7. Voiding a Contract Without a Refund

In the case of a mutual decision to void a sales contract, it is important that the full earnest money refund is stipulated clearly in order to ensure that the seller isn’t planning to keep some or all of it. Once the contract is void, the buyer has given up any possible leverage they would have in order to compel the seller to release their deposit.

8. Deciding the Home Isn’t “The One”

Do you get earnest money back? Do you lose earnest money if you back out? For many people, buying a home is a very personal and emotional decision. For this reason, some buyers may decide on second or third viewing that the home just isn’t the right one for them. Since there is no contingency for a change of heart, it is important that buyers know that canceling the contract without cause may result in the loss of the EMD.
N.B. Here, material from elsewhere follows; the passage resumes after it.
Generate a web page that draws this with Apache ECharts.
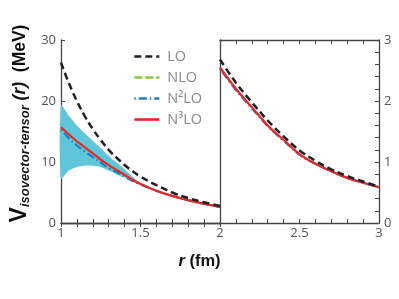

9. Developing FOMO Over Another Home

Just like falling in love, some buyers may enjoy the pursuit more than the capture -- falling in love with one home until they go under contract, then worrying that the right one is still out there somewhere. Here too, this emotion-based reason for canceling a contract will generally be punished with the loss of the EMD -- in part because of the loss in value anticipated by the sellers when they have to put their home back on the market.

10. Bailing on a Transaction for Personal Reasons

Finally, a big reason that contracts fall through -- other than home condition or financing issues -- stems from personal issues on the buyer side. An illness, a broken engagement, an unforeseen divorce, a job loss or change -- any of these can result in a fundamental shift in planning for the buyer and a genuine inability to see the contract through to closing. In these cases, the sellers are justified in keeping the EMD. In cases of hardship, you may make an appeal on the buyer’s behalf, however the sellers are under no obligation to return the deposit.